Leave out every picture, then transcribe the rest of the listing exactly.

───── Dataset extract ─────

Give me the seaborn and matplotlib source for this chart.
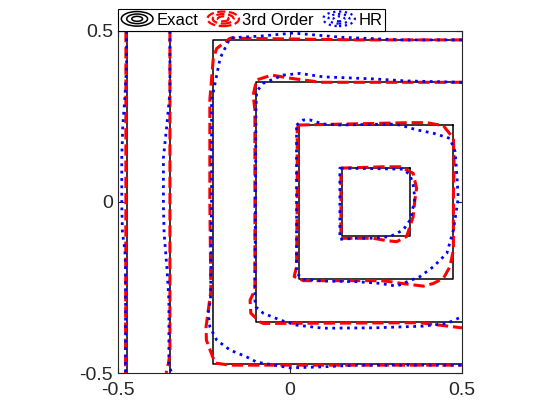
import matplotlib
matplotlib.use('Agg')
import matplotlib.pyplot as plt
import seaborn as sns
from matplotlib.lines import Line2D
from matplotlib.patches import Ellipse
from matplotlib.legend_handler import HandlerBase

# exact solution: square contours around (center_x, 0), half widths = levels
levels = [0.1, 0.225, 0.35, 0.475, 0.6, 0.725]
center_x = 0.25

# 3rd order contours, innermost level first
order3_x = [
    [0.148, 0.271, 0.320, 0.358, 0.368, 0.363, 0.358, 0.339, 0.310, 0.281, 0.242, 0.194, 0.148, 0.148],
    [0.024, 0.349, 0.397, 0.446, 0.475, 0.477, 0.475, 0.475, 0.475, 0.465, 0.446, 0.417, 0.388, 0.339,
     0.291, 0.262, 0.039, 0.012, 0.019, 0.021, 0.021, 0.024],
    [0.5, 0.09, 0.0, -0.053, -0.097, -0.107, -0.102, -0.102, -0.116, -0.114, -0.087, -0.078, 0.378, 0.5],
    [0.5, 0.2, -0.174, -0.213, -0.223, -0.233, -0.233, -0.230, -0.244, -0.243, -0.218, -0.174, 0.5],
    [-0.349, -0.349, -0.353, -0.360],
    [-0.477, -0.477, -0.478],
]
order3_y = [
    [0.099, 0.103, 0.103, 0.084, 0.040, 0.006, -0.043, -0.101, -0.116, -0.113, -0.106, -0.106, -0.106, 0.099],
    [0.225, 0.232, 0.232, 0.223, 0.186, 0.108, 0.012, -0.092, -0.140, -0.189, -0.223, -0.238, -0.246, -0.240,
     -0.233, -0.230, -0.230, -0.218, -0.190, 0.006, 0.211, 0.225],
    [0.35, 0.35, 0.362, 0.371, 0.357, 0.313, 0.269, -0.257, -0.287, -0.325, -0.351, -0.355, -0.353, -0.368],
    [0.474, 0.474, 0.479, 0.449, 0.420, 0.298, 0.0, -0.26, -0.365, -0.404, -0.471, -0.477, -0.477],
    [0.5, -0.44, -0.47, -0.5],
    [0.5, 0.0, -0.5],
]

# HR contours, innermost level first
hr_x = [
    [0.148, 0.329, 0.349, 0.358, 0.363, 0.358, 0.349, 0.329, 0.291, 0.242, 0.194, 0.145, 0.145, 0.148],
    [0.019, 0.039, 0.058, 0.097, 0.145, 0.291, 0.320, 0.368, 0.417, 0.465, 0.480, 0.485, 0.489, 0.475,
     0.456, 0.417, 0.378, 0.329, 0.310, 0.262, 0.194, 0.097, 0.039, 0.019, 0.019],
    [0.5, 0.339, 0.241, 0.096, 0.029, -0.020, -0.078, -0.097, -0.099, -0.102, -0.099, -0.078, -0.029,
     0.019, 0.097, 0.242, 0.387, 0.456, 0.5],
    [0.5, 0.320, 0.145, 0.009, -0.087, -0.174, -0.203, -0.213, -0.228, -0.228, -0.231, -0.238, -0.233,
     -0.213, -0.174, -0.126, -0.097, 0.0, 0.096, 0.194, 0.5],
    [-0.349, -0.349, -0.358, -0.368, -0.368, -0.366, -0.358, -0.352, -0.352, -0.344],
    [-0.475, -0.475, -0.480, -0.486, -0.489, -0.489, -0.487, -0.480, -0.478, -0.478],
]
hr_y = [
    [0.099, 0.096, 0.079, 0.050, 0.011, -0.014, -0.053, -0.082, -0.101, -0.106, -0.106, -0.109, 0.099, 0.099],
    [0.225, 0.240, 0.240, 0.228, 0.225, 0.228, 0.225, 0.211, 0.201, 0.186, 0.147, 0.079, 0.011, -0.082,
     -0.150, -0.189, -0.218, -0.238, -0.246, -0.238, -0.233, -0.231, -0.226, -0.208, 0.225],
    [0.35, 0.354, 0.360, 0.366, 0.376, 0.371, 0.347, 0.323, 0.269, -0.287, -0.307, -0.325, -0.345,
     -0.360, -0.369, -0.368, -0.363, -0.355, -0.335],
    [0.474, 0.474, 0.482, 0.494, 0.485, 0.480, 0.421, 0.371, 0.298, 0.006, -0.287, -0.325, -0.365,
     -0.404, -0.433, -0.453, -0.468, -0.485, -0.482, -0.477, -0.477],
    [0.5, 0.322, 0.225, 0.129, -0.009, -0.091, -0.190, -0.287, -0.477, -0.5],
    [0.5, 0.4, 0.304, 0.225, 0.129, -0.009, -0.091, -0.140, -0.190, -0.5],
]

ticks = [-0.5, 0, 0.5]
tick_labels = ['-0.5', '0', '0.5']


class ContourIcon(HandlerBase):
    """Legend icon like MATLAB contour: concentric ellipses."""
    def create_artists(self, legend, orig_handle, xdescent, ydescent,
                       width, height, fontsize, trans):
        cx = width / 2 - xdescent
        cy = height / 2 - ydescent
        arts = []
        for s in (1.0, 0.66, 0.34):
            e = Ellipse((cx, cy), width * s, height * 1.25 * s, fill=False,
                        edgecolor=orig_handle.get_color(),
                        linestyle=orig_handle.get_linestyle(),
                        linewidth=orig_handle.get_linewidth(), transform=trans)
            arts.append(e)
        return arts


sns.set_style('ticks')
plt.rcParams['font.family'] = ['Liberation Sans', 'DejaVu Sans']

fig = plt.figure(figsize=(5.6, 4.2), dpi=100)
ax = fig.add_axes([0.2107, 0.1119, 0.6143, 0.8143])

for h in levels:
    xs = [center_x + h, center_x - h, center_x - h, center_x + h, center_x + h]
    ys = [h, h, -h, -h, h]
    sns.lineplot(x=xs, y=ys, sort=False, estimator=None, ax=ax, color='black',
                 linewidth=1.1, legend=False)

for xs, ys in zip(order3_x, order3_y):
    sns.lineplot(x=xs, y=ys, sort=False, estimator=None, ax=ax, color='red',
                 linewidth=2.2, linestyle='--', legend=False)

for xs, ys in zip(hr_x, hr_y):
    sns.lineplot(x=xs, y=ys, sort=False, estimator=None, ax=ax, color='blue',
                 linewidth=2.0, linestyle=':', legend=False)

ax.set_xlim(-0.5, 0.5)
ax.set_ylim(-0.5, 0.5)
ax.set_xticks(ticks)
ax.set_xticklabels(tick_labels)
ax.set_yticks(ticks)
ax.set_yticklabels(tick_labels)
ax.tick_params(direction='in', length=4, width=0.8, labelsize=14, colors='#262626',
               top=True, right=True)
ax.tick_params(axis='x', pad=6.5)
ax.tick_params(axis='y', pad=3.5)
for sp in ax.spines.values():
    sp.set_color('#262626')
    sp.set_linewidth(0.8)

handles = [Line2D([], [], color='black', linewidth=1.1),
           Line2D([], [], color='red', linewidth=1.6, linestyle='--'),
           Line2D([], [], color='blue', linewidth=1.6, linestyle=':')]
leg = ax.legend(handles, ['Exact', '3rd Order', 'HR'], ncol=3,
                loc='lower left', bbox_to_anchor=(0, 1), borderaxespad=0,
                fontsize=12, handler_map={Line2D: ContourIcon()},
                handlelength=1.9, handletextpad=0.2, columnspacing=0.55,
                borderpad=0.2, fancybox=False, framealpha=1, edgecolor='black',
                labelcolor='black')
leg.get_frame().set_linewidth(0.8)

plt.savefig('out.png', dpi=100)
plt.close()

─────

- **Solved exercise**:
Give me the seaborn and matplotlib source for this chart.
import matplotlib
matplotlib.use('Agg')
import matplotlib.pyplot as plt
import seaborn as sns
from matplotlib.lines import Line2D
from matplotlib.patches import Ellipse
from matplotlib.legend_handler import HandlerBase

# exact solution: square contours around (center_x, 0), half widths = levels
levels = [0.1, 0.225, 0.35, 0.475, 0.6, 0.725]
center_x = 0.25

# 3rd order contours, innermost level first
order3_x = [
    [0.148, 0.271, 0.320, 0.358, 0.368, 0.363, 0.358, 0.339, 0.310, 0.281, 0.242, 0.194, 0.148, 0.148],
    [0.024, 0.349, 0.397, 0.446, 0.475, 0.477, 0.475, 0.475, 0.475, 0.465, 0.446, 0.417, 0.388, 0.339,
     0.291, 0.262, 0.039, 0.012, 0.019, 0.021, 0.021, 0.024],
    [0.5, 0.09, 0.0, -0.053, -0.097, -0.107, -0.102, -0.102, -0.116, -0.114, -0.087, -0.078, 0.378, 0.5],
    [0.5, 0.2, -0.174, -0.213, -0.223, -0.233, -0.233, -0.230, -0.244, -0.243, -0.218, -0.174, 0.5],
    [-0.349, -0.349, -0.353, -0.360],
    [-0.477, -0.477, -0.478],
]
order3_y = [
    [0.099, 0.103, 0.103, 0.084, 0.040, 0.006, -0.043, -0.101, -0.116, -0.113, -0.106, -0.106, -0.106, 0.099],
    [0.225, 0.232, 0.232, 0.223, 0.186, 0.108, 0.012, -0.092, -0.140, -0.189, -0.223, -0.238, -0.246, -0.240,
     -0.233, -0.230, -0.230, -0.218, -0.190, 0.006, 0.211, 0.225],
    [0.35, 0.35, 0.362, 0.371, 0.357, 0.313, 0.269, -0.257, -0.287, -0.325, -0.351, -0.355, -0.353, -0.368],
    [0.474, 0.474, 0.479, 0.449, 0.420, 0.298, 0.0, -0.26, -0.365, -0.404, -0.471, -0.477, -0.477],
    [0.5, -0.44, -0.47, -0.5],
    [0.5, 0.0, -0.5],
]

# HR contours, innermost level first
hr_x = [
    [0.148, 0.329, 0.349, 0.358, 0.363, 0.358, 0.349, 0.329, 0.291, 0.242, 0.194, 0.145, 0.145, 0.148],
    [0.019, 0.039, 0.058, 0.097, 0.145, 0.291, 0.320, 0.368, 0.417, 0.465, 0.480, 0.485, 0.489, 0.475,
     0.456, 0.417, 0.378, 0.329, 0.310, 0.262, 0.194, 0.097, 0.039, 0.019, 0.019],
    [0.5, 0.339, 0.241, 0.096, 0.029, -0.020, -0.078, -0.097, -0.099, -0.102, -0.099, -0.078, -0.029,
     0.019, 0.097, 0.242, 0.387, 0.456, 0.5],
    [0.5, 0.320, 0.145, 0.009, -0.087, -0.174, -0.203, -0.213, -0.228, -0.228, -0.231, -0.238, -0.233,
     -0.213, -0.174, -0.126, -0.097, 0.0, 0.096, 0.194, 0.5],
    [-0.349, -0.349, -0.358, -0.368, -0.368, -0.366, -0.358, -0.352, -0.352, -0.344],
    [-0.475, -0.475, -0.480, -0.486, -0.489, -0.489, -0.487, -0.480, -0.478, -0.478],
]
hr_y = [
    [0.099, 0.096, 0.079, 0.050, 0.011, -0.014, -0.053, -0.082, -0.101, -0.106, -0.106, -0.109, 0.099, 0.099],
    [0.225, 0.240, 0.240, 0.228, 0.225, 0.228, 0.225, 0.211, 0.201, 0.186, 0.147, 0.079, 0.011, -0.082,
     -0.150, -0.189, -0.218, -0.238, -0.246, -0.238, -0.233, -0.231, -0.226, -0.208, 0.225],
    [0.35, 0.354, 0.360, 0.366, 0.376, 0.371, 0.347, 0.323, 0.269, -0.287, -0.307, -0.325, -0.345,
     -0.360, -0.369, -0.368, -0.363, -0.355, -0.335],
    [0.474, 0.474, 0.482, 0.494, 0.485, 0.480, 0.421, 0.371, 0.298, 0.006, -0.287, -0.325, -0.365,
     -0.404, -0.433, -0.453, -0.468, -0.485, -0.482, -0.477, -0.477],
    [0.5, 0.322, 0.225, 0.129, -0.009, -0.091, -0.190, -0.287, -0.477, -0.5],
    [0.5, 0.4, 0.304, 0.225, 0.129, -0.009, -0.091, -0.140, -0.190, -0.5],
]

ticks = [-0.5, 0, 0.5]
tick_labels = ['-0.5', '0', '0.5']


class ContourIcon(HandlerBase):
    """Legend icon like MATLAB contour: concentric ellipses."""
    def create_artists(self, legend, orig_handle, xdescent, ydescent,
                       width, height, fontsize, trans):
        cx = width / 2 - xdescent
        cy = height / 2 - ydescent
        arts = []
        for s in (1.0, 0.66, 0.34):
            e = Ellipse((cx, cy), width * s, height * 1.25 * s, fill=False,
                        edgecolor=orig_handle.get_color(),
                        linestyle=orig_handle.get_linestyle(),
                        linewidth=orig_handle.get_linewidth(), transform=trans)
            arts.append(e)
        return arts


sns.set_style('ticks')
plt.rcParams['font.family'] = ['Liberation Sans', 'DejaVu Sans']

fig = plt.figure(figsize=(5.6, 4.2), dpi=100)
ax = fig.add_axes([0.2107, 0.1119, 0.6143, 0.8143])

for h in levels:
    xs = [center_x + h, center_x - h, center_x - h, center_x + h, center_x + h]
    ys = [h, h, -h, -h, h]
    sns.lineplot(x=xs, y=ys, sort=False, estimator=None, ax=ax, color='black',
                 linewidth=1.1, legend=False)

for xs, ys in zip(order3_x, order3_y):
    sns.lineplot(x=xs, y=ys, sort=False, estimator=None, ax=ax, color='red',
                 linewidth=2.2, linestyle='--', legend=False)

for xs, ys in zip(hr_x, hr_y):
    sns.lineplot(x=xs, y=ys, sort=False, estimator=None, ax=ax, color='blue',
                 linewidth=2.0, linestyle=':', legend=False)

ax.set_xlim(-0.5, 0.5)
ax.set_ylim(-0.5, 0.5)
ax.set_xticks(ticks)
ax.set_xticklabels(tick_labels)
ax.set_yticks(ticks)
ax.set_yticklabels(tick_labels)
ax.tick_params(direction='in', length=4, width=0.8, labelsize=14, colors='#262626',
               top=True, right=True)
ax.tick_params(axis='x', pad=6.5)
ax.tick_params(axis='y', pad=3.5)
for sp in ax.spines.values():
    sp.set_color('#262626')
    sp.set_linewidth(0.8)

handles = [Line2D([], [], color='black', linewidth=1.1),
           Line2D([], [], color='red', linewidth=1.6, linestyle='--'),
           Line2D([], [], color='blue', linewidth=1.6, linestyle=':')]
leg = ax.legend(handles, ['Exact', '3rd Order', 'HR'], ncol=3,
                loc='lower left', bbox_to_anchor=(0, 1), borderaxespad=0,
                fontsize=12, handler_map={Line2D: ContourIcon()},
                handlelength=1.9, handletextpad=0.2, columnspacing=0.55,
                borderpad=0.2, fancybox=False, framealpha=1, edgecolor='black',
                labelcolor='black')
leg.get_frame().set_linewidth(0.8)

plt.savefig('out.png', dpi=100)
plt.close()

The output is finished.